ADR-0001 — Engine fmt= parameter across format-aware methods

Status · Accepted

Context

Early iterations of the engine API had separate methods per format (read_parquet, read_delta, read_iceberg, read_csv, …) and corresponding writer variants (write_parquet, write_delta, …). Destinations and sources dispatched on format by branching at call sites.
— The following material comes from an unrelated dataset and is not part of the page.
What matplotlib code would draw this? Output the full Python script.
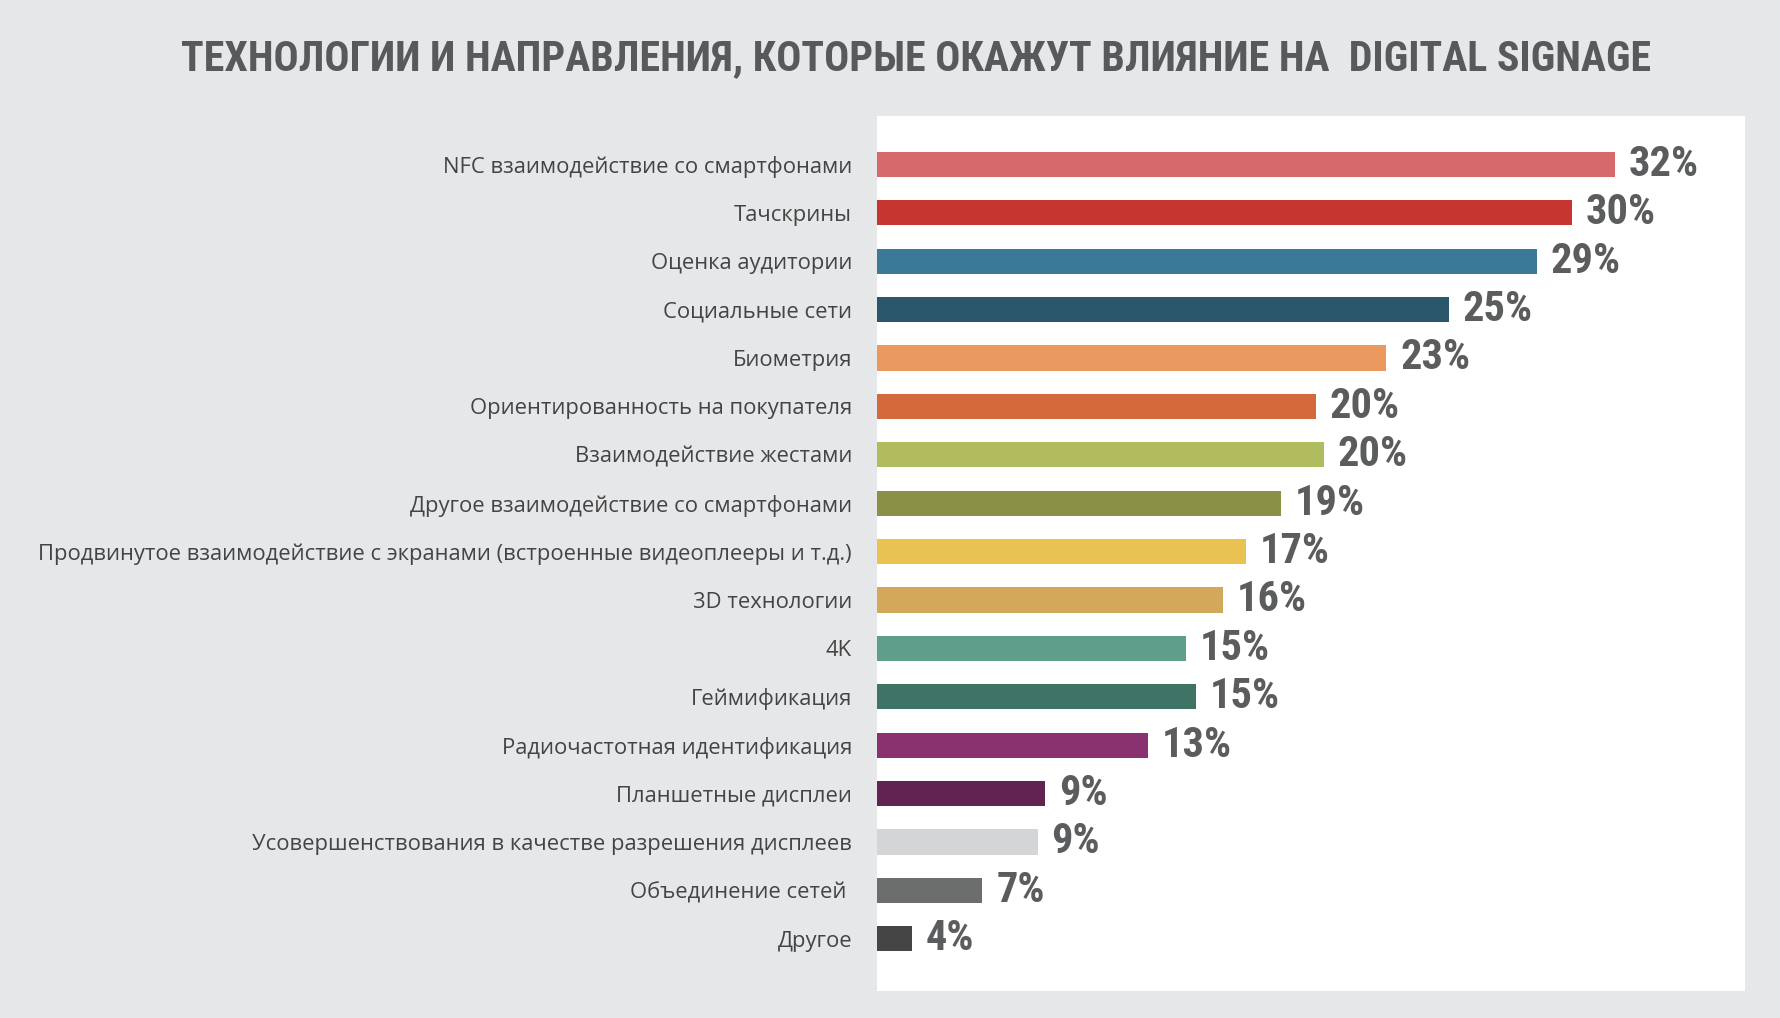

This made two things hard:

  1. Adding a new format required touching every destination and source.
  2. Table-aware methods (read_table, table_exists_by_name, merge_to_table) had no natural place for Iceberg — it was a copy-paste of the Delta variant with small changes.

Decision

Format-aware methods accept a fmt string parameter. The engine dispatches internally:

def read_path(self, path: str, fmt: str, options=None):
def write_to_path(self, df, path, mode, fmt, partition_columns=None, options=None):
def read_table(self, table_name: str, fmt: str = "delta", options=None):
def merge_to_table(self, df, table_name, merge_keys, fmt: str = "delta", options=None):
def table_exists_by_name(self, table_name: str, *, fmt: str = "delta") -> bool:

table_exists_by_name uses keyword-only fmt — defensive because positional args can confuse table_name with format.

Supported fmt values are listed in datacoolie.core.constants.Format.

Consequences

  • Adding a new format is a single engine change plus destination/source plugins.
  • Removes ~500 lines of dispatch boilerplate from destinations/sources.
  • fmt is now the canonical term throughout docstrings, logs, and metadata — never "format" or "type".